The film hovers around 5 characters, however the Monuments Men in reality were made up of roughly 345 men and women from 13 different nations.

"Many were museum directors, curators, art historians, artists, architects, and educators. Together they worked to protect monuments and other cultural treasures from the destruction of World War II."  (

These people could see the the utmost importance of preserving historical art. In learning more about these people, I had to try and understand why they were willing to put their lives on the line (and some did lose their lives for the cause) for the purpose of art. I didn't really appreciate classical works of art from the likes of Michelangelo, Leornado Da Vinci, Picasso, Van Gogh etc. I did a little bit of art back in high school, and honestly the way the teacher harped on about these artists didn't make an impression on me. But I've since learned a lesson about art from the Monuments Men. 

They describe art as markers on human history. How human beings of that time interpreted their surroundings, experiences and emotions onto canvas, ceilings of chapels and so on, giving us an intrinsic insight via visual media rather than reading literature and imposing our own personal experiences into the context. Art gives us a full spectrum of how it was, and how it could be, and forms an essential basis for the human culture.

Hitler attempted to steal ALL the famous works of art, in fact there's every likelihood that some of the missing pieces that were never retrieved were destroyed by the Nazi's. And as pathetic and ridiculous as this concept of stealing art in the middle of a World War may appear, the agenda actually makes a lot of sense. Hitler may have been a self-proclaimed aesthete, but I lean towards more of the agenda of trying to strip the world of experiencing our history through artists eyes.....thus, removing the basis of their identity. By doing so, he could've (and I'm certain would've) introduce new forms of art, albeit propaganda, to induce a new identity.

I can't help but draw the parallel of this amazing part WWII history, and the cosmic warfare between God and Satan. In the beginning God created, and in six days He made some amazing pieces. The melody He sung painted on the canvas in the sky, carved mountains out of the earth and  His hands formed the masterpieces of pottery which was the pinnacle of jaw-dropping artistic forms. The Man and the Woman. He married them, put them to work, and the very next day he called it a holiday (holy day).

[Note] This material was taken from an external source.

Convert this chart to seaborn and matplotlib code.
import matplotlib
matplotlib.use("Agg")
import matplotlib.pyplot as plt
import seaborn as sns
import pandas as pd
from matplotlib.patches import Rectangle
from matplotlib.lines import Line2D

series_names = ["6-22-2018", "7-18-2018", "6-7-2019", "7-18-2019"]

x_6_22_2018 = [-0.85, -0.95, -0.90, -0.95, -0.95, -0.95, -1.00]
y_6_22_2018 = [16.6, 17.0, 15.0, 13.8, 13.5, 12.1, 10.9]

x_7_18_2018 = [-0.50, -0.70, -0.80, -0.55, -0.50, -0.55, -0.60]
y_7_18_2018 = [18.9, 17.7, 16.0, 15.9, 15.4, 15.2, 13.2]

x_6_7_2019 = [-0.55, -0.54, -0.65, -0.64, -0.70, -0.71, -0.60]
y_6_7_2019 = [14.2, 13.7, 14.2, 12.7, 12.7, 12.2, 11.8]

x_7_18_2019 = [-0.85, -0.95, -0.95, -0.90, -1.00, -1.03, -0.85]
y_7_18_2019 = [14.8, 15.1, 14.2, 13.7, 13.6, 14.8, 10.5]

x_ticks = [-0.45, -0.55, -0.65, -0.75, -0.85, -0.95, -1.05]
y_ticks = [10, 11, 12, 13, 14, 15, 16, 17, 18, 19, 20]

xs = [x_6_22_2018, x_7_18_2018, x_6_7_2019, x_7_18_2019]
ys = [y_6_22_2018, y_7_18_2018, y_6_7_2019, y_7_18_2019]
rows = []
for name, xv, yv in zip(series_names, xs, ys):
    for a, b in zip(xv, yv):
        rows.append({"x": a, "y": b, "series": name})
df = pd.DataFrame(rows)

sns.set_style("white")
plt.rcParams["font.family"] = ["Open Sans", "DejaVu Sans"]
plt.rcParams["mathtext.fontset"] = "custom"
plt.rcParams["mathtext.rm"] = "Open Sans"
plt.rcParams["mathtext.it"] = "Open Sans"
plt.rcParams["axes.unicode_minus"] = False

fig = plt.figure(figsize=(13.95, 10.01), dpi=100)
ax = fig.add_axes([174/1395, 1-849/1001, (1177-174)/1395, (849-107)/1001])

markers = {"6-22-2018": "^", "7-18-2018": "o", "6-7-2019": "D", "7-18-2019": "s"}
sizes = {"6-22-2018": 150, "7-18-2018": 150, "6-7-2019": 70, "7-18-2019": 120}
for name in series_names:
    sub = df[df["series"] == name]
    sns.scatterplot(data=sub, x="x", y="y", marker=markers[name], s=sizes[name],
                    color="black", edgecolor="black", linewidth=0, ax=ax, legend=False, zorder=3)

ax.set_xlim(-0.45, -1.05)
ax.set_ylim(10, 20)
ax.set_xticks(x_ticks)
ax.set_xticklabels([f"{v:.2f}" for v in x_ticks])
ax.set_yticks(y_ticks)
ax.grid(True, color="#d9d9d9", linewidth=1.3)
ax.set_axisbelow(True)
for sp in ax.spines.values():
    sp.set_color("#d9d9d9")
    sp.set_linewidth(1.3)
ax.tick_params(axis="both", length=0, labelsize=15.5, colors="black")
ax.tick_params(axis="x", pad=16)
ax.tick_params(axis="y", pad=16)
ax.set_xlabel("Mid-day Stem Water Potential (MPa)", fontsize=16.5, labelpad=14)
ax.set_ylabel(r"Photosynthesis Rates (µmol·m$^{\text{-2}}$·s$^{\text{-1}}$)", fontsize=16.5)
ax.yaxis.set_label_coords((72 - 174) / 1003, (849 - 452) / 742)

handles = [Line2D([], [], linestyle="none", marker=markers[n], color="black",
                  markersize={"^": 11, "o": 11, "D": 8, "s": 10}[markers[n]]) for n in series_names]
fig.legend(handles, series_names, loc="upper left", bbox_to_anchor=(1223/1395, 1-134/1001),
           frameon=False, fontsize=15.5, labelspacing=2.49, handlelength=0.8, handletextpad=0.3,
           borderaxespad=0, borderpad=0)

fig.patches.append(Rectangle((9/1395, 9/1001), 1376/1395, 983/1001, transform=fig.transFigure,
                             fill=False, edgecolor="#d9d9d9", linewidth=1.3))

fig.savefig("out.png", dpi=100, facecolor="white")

God's finishing touches points to family, the right context of work, and taking regular time out from work to ensure that relationships with God and family are in check. Namely, the three pieces of God's art that I believe that are being cunningly stolen away from us while we focus on the illusive battle of power, territory and status, is the importance of Marriage, the ethics of good,hard and relevant work, and the Sabbath.

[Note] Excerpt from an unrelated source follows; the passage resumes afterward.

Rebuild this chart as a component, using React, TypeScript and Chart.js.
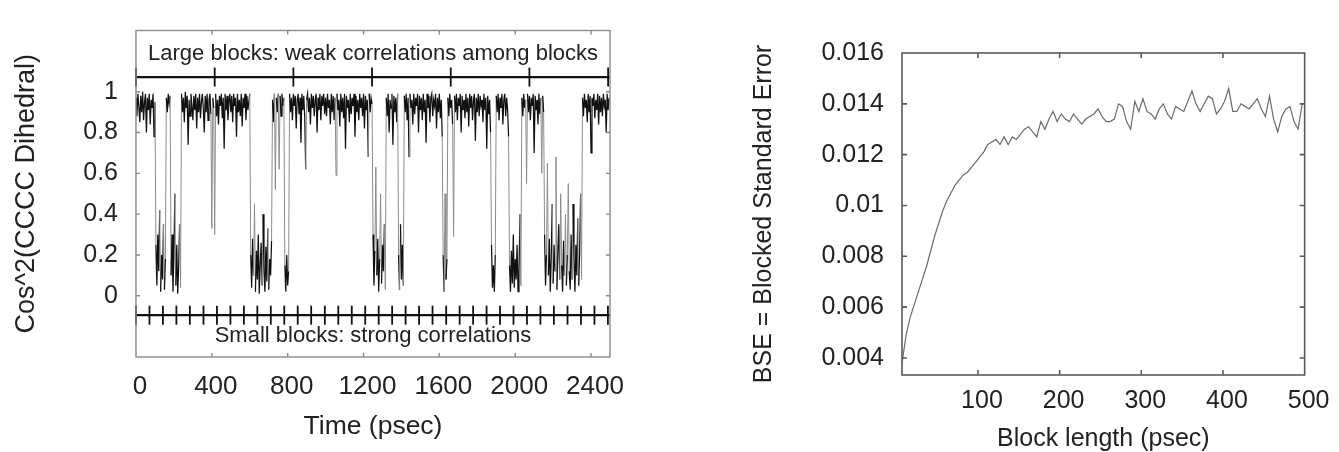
import React, { useEffect, useRef } from "react";
import { Chart, registerables } from "chart.js";

Chart.register(...registerables);

// ---------- Left chart data: Cos^2(CCCC dihedral) vs time ----------
const sampleStep = 5; // psec between samples
const cos2Part1 = [
  .97, .88, .99, .93, .85, .98, .9, 1, .86, .95, .99, .8, .97, .91, .99, .84, .96, .92, .99, .78, .95,
  .25, .05, .3, .12, .42, .02, .2, .08, .35, .03, .18,
  .97, .9, .99, .94, .98,
  .1, .3, .02, .2, .5, .05, .25, .01, .15, .35, .04,
  .99, .9, .97, .85, 1, .92, .98, .74, .96, .88, .99, .93, .86, .98, .91, .99, .82, .97, .9, .99, .87, .95, .99, .92, .8, .98,
  .9, .99, .86, .96, .99, .89, .33, .97, .92, .3, .99, .88, .96, .84, .98, .93, .99, .87, .97, .72, .99, .91, .98, .86, .95, .99,
];
const cos2Part2 = [
  .9, .98, .85, .99, .93, .97, .78, .99, .9, .96, .88, .99, .83, .97, .92, .99, .86, .98, .91, .95, .99,
  .2, .04, .28, .1, .45, .02, .22, .08, .3, .01, .15, .26, .05, .4, .12, .02, .24, .07, .33, .03, .18, .1, .27,
  .96, .85, .99, .52, .97, .9, .99, .62, .98, .88, .99, .93, .97,
  .15, .02, .2, .05, .12,
  .99, .9, .97, .86, .99, .93, .98, .82, .96, .99, .89, .97, .75, .99, .91, .98, .87, .62, .96,
  .99, .9, .97, .84, .99, .92, .98, .88, .96, .99, .8, .97, .91, .99, .86, .98, .93, .99, .89,
];
const cos2Part3 = [
  .97, .88, .99, .92, .96, .84, .99, .9, .98, .86, .97, .59, .99, .91, .96, .83, .99, .9, .97, .87, .99, .72, .98, .92, .96,
  .85, .99, .89, .97, .93, .99, .78, .98, .9, .96, .86, .99, .92, .97, .88, .99, .82, .98, .91, .96, .68, .99, .9, .97, .94,
  .3, .05, .22, .63, .1, .28, .02, .18, .5, .06, .25, .12, .35, .03,
  .97, .88, .99, .8, .96, .92, .99, .74, .98, .9, .97, .85, .99,
  .2, .03, .35, .08, .25, .05,
  .98, .9, .99, .86, .97, .68, .99, .92, .96, .84, .99, .89, .97, .93, .99, .8, .98,
];
const cos2Part4 = [
  .91, .97, .86, .99, .9, .96, .75, .99, .92, .98, .85, .97, .99, .88, .96, .93, .99, .82, .97, .9, .99, .87, .96, .78,
  .2, .02, .5, .08, .18,
  .97, .88, .99, .92, .96, .84, .29, .98, .9, .99, .86, .97, .93, .99, .8, .98, .91, .96, .87, .99, .9, .97, .83,
  .99, .92, .98, .86, .96, .99, .76, .97, .9, .99, .88, .98, .93, .96, .85, .99, .91, .97, .72, .98, .89, .96, .8,
  .25, .04, .15, .02, .2,
  .98, .9, .99, .86, .97, .92, .99, .84, .96, .99, .88, .97, .91, .78,
  .15, .02, .22, .06, .3, .04,
];
const cos2Part5 = [
  .18, .08, .25, .02, .12, .4, .05,
  .97, .88, .99, .92, .96, .55, .99, .9, .98, .86, .97, .93, .99, .7, .98, .91, .96, .84, .99, .89, .97, .6, .98, .9,
  .3, .05, .2, .65, .1, .28, .02, .18, .45, .06, .25, .12, .68, .03, .22, .35, .08, .5, .15, .02,
  .27, .1, .4, .05, .2, .55, .12, .03, .3, .08, .45, .18, .02, .25, .1, .38, .05, .22, .5, .08,
  .97, .88, .99, .92, .96, .85, .99, .9, .98, .7, .97, .93, .99, .87, .96, .91, .99, .84, .98, .9, .97, .88, .99, .93, .96,
  .8, .99, .91, .97,
];
const cos2Values = [...cos2Part1, ...cos2Part2, ...cos2Part3, ...cos2Part4, ...cos2Part5];

const timeTicks = [0, 400, 800, 1200, 1600, 2000, 2400];
const cos2Ticks = [0, 0.2, 0.4, 0.6, 0.8, 1];
const largeBlockEdges = [0, 415, 830, 1245, 1660, 2075, 2490];
const smallBlockEdges = [
  0, 71, 142, 213, 284, 356, 427, 498, 569, 640, 711, 782, 853, 924, 996, 1067, 1138, 1209,
  1280, 1351, 1422, 1493, 1564, 1636, 1707, 1778, 1849, 1920, 1991, 2062, 2133, 2204, 2276, 2347, 2418, 2489,
];
const largeBarLevel = 1.072;
const smallBarLevel = -0.095;
const largeBlockNote = "Large blocks: weak correlations among blocks";
const smallBlockNote = "Small blocks: strong correlations";
const largeNoteLevel = 1.186;
const smallNoteLevel = -0.198;

// ---------- Right chart data: blocked standard error vs block length ----------
const blockLengthStart = 7;
const blockLengthStep = 5;
const bseValues = [
  0.0038, 0.0049, 0.0056, 0.0061, 0.0066, 0.0071, 0.0076, 0.0082, 0.0088, 0.0093,
  0.0098, 0.0102, 0.0105, 0.0108, 0.011, 0.0112, 0.0113, 0.0115, 0.0117, 0.0119,
  0.0121, 0.0124, 0.0125, 0.0126, 0.0124, 0.0127, 0.0124, 0.0127, 0.0126, 0.0128,
  0.013, 0.0131, 0.0129, 0.0127, 0.0133, 0.013, 0.0134, 0.0137, 0.0133, 0.0136,
  0.0134, 0.0133, 0.0136, 0.0134, 0.0132, 0.0134, 0.0135, 0.0136, 0.0138, 0.0135,
  0.0133, 0.0133, 0.0134, 0.014, 0.0139, 0.0133, 0.013, 0.0141, 0.0137, 0.0142,
  0.0137, 0.0136, 0.0134, 0.0138, 0.014, 0.0136, 0.0134, 0.0139, 0.0138, 0.0137,
  0.0141, 0.0145, 0.014, 0.0137, 0.014, 0.0143, 0.0142, 0.0136, 0.0138, 0.0141,
  0.0146, 0.0137, 0.0137, 0.014, 0.0139, 0.0138, 0.014, 0.0142, 0.0138, 0.0135,
  0.0143, 0.0134, 0.0129, 0.0135, 0.0138, 0.0139, 0.0133, 0.013, 0.014,
];
const blockTicks = [100, 200, 300, 400, 500];
const bseTicks = [0.004, 0.006, 0.008, 0.01, 0.012, 0.014, 0.016];

const FONT = "'Liberation Sans', Arial, Helvetica, sans-serif";
const TEXT = "#222";

const framePlugin = {
  id: "frame",
  afterDraw(chart: any, _args: any, opts: any) {
    const { ctx, chartArea: a, scales } = chart;
    ctx.save();
    ctx.strokeStyle = opts.color;
    ctx.lineWidth = opts.width;
    ctx.strokeRect(a.left, a.top, a.right - a.left, a.bottom - a.top);
    const L = opts.tickLen;
    ctx.beginPath();
    for (const v of opts.xTicks) {
      const px = scales.x.getPixelForValue(v);
      if (px <= a.left + 1 || px >= a.right - 1) continue;
      ctx.moveTo(px, a.top);
      ctx.lineTo(px, a.top + L);
      ctx.moveTo(px, a.bottom);
      ctx.lineTo(px, a.bottom - L);
    }
    for (const v of opts.yTicks) {
      const py = scales.y.getPixelForValue(v);
      if (py <= a.top + 1 || py >= a.bottom - 1) continue;
      ctx.moveTo(a.left, py);
      ctx.lineTo(a.left + L, py);
      ctx.moveTo(a.right, py);
      ctx.lineTo(a.right - L, py);
    }
    ctx.stroke();
    ctx.restore();
  },
};

const notePlugin = {
  id: "notes",
  afterDatasetsDraw(chart: any, _args: any, opts: any) {
    if (!opts || !opts.items) return;
    const { ctx, chartArea: a, scales } = chart;
    ctx.save();
    ctx.fillStyle = TEXT;
    ctx.font = `${opts.size}px ${FONT}`;
    ctx.textAlign = "center";
    ctx.textBaseline = "middle";
    const cx = (a.left + a.right) / 2 + (opts.dx || 0);
    for (const it of opts.items) {
      ctx.fillText(it.text, cx, scales.y.getPixelForValue(it.y));
    }
    ctx.restore();
  },
};

function fmt(v: number) {
  return String(Number(v.toFixed(4)));
}

function LeftChart() {
  const ref = useRef<HTMLCanvasElement>(null);
  useEffect(() => {
    const barColor = "#111";
    const chart = new Chart(ref.current!, {
      type: "line",
      data: {
        datasets: [
          {
            data: cos2Values.map((v, i) => ({ x: i * sampleStep, y: v })),
            borderColor: "#111",
            borderWidth: 1.25,
            pointRadius: 0,
            tension: 0,
            segment: {
              borderColor: (c: any) =>
                Math.abs(c.p1.parsed.y - c.p0.parsed.y) > 0.3 ? "#8c8c8c" : "#111",
              borderWidth: (c: any) =>
                Math.abs(c.p1.parsed.y - c.p0.parsed.y) > 0.3 ? 1 : 1.25,
            },
          },
          {
            data: [{ x: 0, y: largeBarLevel }, { x: 2500, y: largeBarLevel }],
            borderColor: barColor,
            borderWidth: 2.2,
            pointRadius: 0,
            clip: false,
          },
          {
            data: largeBlockEdges.map((x) => ({ x, y: largeBarLevel })),
            showLine: false,
            pointStyle: "line",
            pointRotation: 90,
            pointRadius: 9.5,
            pointBorderWidth: 1.8,
            pointBorderColor: barColor,
            borderColor: barColor,
            clip: false,
          },
          {
            data: [{ x: 0, y: smallBarLevel }, { x: 2500, y: smallBarLevel }],
            borderColor: barColor,
            borderWidth: 2.2,
            pointRadius: 0,
            clip: false,
          },
          {
            data: smallBlockEdges.map((x) => ({ x, y: smallBarLevel })),
            showLine: false,
            pointStyle: "line",
            pointRotation: 90,
            pointRadius: 9.5,
            pointBorderWidth: 1.8,
            pointBorderColor: barColor,
            borderColor: barColor,
            clip: false,
          },
        ] as any,
      },
      options: {
        animation: false,
        responsive: false,
        events: [],
        layout: { padding: { left: 0, right: 40, top: 13, bottom: 0 } },
        plugins: {
          legend: { display: false },
          tooltip: { enabled: false },
          frame: { color: "#8a8a8a", width: 1.4, tickLen: 4, xTicks: timeTicks, yTicks: cos2Ticks },
          notes: {
            size: 22,
            items: [
              { text: largeBlockNote, y: largeNoteLevel },
              { text: smallBlockNote, y: smallNoteLevel },
            ],
          },
        } as any,
        scales: {
          x: {
            type: "linear",
            min: 0,
            max: 2500,
            afterBuildTicks: (s: any) => {
              s.ticks = timeTicks.map((v) => ({ value: v }));
            },
            afterFit: (s: any) => {
              s.height = 95;
            },
            grid: { display: false, drawTicks: false },
            border: { display: false },
            ticks: {
              autoSkip: false,
              maxRotation: 0,
              padding: 17,
              labelOffset: 4,
              color: TEXT,
              font: { family: FONT, size: 26, lineHeight: 1 },
              callback: (v: any) => fmt(Number(v)),
            },
            title: {
              display: true,
              text: "Time (psec)",
              color: TEXT,
              font: { family: FONT, size: 26.5, lineHeight: 1 },
              padding: { top: 0, bottom: 12 },
            },
          },
          y: {
            type: "linear",
            min: -0.3,
            max: 1.3,
            afterBuildTicks: (s: any) => {
              s.ticks = cos2Ticks.map((v) => ({ value: v }));
            },
            afterFit: (s: any) => {
              s.width = 136;
            },
            grid: { display: false, drawTicks: false },
            border: { display: false },
            ticks: {
              autoSkip: false,
              padding: 18,
              color: TEXT,
              font: { family: FONT, size: 25, lineHeight: 1 },
              callback: (v: any) => fmt(Number(v)),
            },
            title: {
              display: true,
              text: "Cos^2(CCCC Dihedral)",
              color: TEXT,
              font: { family: FONT, size: 27, lineHeight: 1 },
              padding: { top: 13.5, bottom: 0 },
            },
          },
        },
      } as any,
      plugins: [framePlugin, notePlugin],
    });
    return () => chart.destroy();
  }, []);
  return (
    <canvas
      ref={ref}
      width={650}
      height={452}
      style={{ position: "absolute", left: 0, top: 0, width: 650, height: 452 }}
    />
  );
}

function RightChart() {
  const ref = useRef<HTMLCanvasElement>(null);
  useEffect(() => {
    const chart = new Chart(ref.current!, {
      type: "line",
      data: {
        datasets: [
          {
            data: bseValues.map((v, i) => ({ x: blockLengthStart + i * blockLengthStep, y: v })),
            borderColor: "#6a6a6a",
            borderWidth: 1.2,
            pointRadius: 0,
            tension: 0,
          },
        ] as any,
      },
      options: {
        animation: false,
        responsive: false,
        events: [],
        layout: { padding: { left: 0, right: 28, top: 53, bottom: 0 } },
        plugins: {
          legend: { display: false },
          tooltip: { enabled: false },
          frame: { color: "#5a5a5a", width: 1.6, tickLen: 5, xTicks: blockTicks, yTicks: bseTicks },
        } as any,
        scales: {
          x: {
            type: "linear",
            min: 7,
            max: 500,
            afterBuildTicks: (s: any) => {
              s.ticks = blockTicks.map((v) => ({ value: v }));
            },
            afterFit: (s: any) => {
              s.height = 77;
            },
            grid: { display: false, drawTicks: false },
            border: { display: false },
            ticks: {
              autoSkip: false,
              maxRotation: 0,
              padding: 13.5,
              labelOffset: 4,
              color: TEXT,
              font: { family: FONT, size: 25, lineHeight: 1 },
              callback: (v: any) => fmt(Number(v)),
            },
            title: {
              display: true,
              text: "Block length (psec)",
              color: TEXT,
              font: { family: FONT, size: 25, lineHeight: 1 },
              padding: { top: 0, bottom: 0 },
            },
          },
          y: {
            type: "linear",
            min: 0.00333,
            max: 0.016,
            afterBuildTicks: (s: any) => {
              s.ticks = bseTicks.map((v) => ({ value: v }));
            },
            afterFit: (s: any) => {
              s.width = 252;
            },
            grid: { display: false, drawTicks: false },
            border: { display: false },
            ticks: {
              autoSkip: false,
              padding: 18,
              color: TEXT,
              font: { family: FONT, size: 25, lineHeight: 1 },
              callback: (v: any) => fmt(Number(v)),
            },
            title: {
              display: true,
              text: "BSE = Blocked Standard Error",
              color: TEXT,
              font: { family: FONT, size: 25, lineHeight: 1 },
              padding: { top: 101.5, bottom: 0 },
            },
          },
        },
      } as any,
      plugins: [framePlugin],
    });
    return () => chart.destroy();
  }, []);
  return (
    <canvas
      ref={ref}
      width={689}
      height={452}
      style={{ position: "absolute", left: 650, top: 0, width: 689, height: 452 }}
    />
  );
}

export default function App() {
  return (
    <div
      style={{
        position: "absolute",
        left: 0,
        top: 0,
        width: 1339,
        height: 452,
        background: "#fff",
        overflow: "hidden",
      }}
    >
      <LeftChart />
      <RightChart />
    </div>
  );
}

As these areas of our human culture erode, we suddenly find ourselves in a chaotic cycle of making, and breaking families, working to the bone (saying it's for the family) and never taking a break because we can't afford to. And thus, we find ourselves swallowing the propaganda that this world offers us and like me back in high school, have no sensitivity to being impressed with the classical works of our true identity.

Here's the rest of the paragraph from the aforementioned quote "
In the last year of the war, they tracked, located, and in the years that followed returned more than five million artistic and cultural items stolen by Hitler and the Nazis. Their role in preserving cultural treasures was without precedent."
As the theory of evolution permeates into the root of every educational institution, and consumerism becomes a philosophy by default, I realise that this role to track, locate and restore God's art is a mission I'm willing to die for. Where there was no desire for me to look upon structures, paintings and the ceiling of the Sistine chapel, it is now there. I've now been shown the high value that these pieces stand for. I'm willing to put my life on the line for people in this world to see their true value, not because of any natural motive of my own, but because God did it for me. I'm certain there are others out there that are willing and able to take on this mission too.